# Directions
Return the number of lines that contain the word "code", and return nothing else.

"""

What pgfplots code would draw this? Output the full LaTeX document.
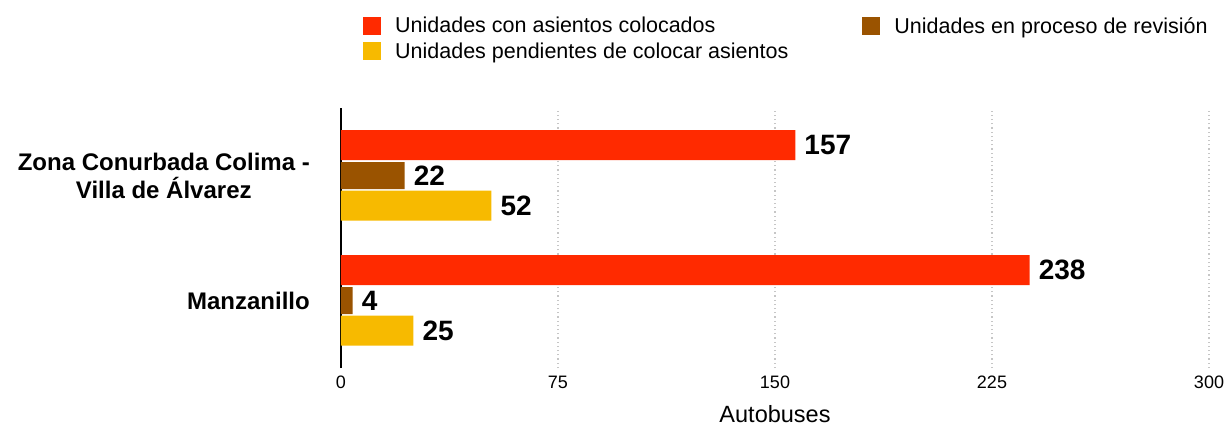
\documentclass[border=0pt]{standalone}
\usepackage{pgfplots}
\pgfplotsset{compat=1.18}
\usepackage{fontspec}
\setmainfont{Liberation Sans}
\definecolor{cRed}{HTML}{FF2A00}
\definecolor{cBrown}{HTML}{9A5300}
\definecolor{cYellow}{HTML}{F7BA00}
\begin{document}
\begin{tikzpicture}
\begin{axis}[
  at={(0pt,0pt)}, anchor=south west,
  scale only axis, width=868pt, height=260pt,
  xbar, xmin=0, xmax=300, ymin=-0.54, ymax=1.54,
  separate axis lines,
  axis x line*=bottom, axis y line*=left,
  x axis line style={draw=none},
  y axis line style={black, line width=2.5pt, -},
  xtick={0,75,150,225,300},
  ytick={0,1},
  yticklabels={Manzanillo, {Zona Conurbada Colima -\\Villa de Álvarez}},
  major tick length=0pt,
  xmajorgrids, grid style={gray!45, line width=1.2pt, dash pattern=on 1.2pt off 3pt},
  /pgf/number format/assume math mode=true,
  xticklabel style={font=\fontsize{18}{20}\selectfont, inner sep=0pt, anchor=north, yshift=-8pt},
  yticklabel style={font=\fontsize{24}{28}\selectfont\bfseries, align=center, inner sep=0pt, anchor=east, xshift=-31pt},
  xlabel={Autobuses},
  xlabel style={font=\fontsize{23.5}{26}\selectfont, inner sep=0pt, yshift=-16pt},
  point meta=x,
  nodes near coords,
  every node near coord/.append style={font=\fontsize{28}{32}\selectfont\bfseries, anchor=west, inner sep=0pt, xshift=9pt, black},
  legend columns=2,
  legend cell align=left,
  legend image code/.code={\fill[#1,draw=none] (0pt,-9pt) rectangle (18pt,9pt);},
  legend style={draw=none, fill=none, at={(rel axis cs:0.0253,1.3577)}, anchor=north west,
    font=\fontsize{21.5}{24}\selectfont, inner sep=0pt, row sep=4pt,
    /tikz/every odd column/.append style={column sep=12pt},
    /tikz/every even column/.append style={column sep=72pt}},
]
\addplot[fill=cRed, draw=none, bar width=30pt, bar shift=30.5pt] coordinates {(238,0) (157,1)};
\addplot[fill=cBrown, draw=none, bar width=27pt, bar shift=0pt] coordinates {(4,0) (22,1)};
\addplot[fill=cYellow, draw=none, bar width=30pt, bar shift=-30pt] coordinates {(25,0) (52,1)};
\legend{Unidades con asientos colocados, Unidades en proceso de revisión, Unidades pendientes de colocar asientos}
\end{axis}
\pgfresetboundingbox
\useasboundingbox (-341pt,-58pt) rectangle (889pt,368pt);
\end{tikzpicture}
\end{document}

"""

# Task solution
2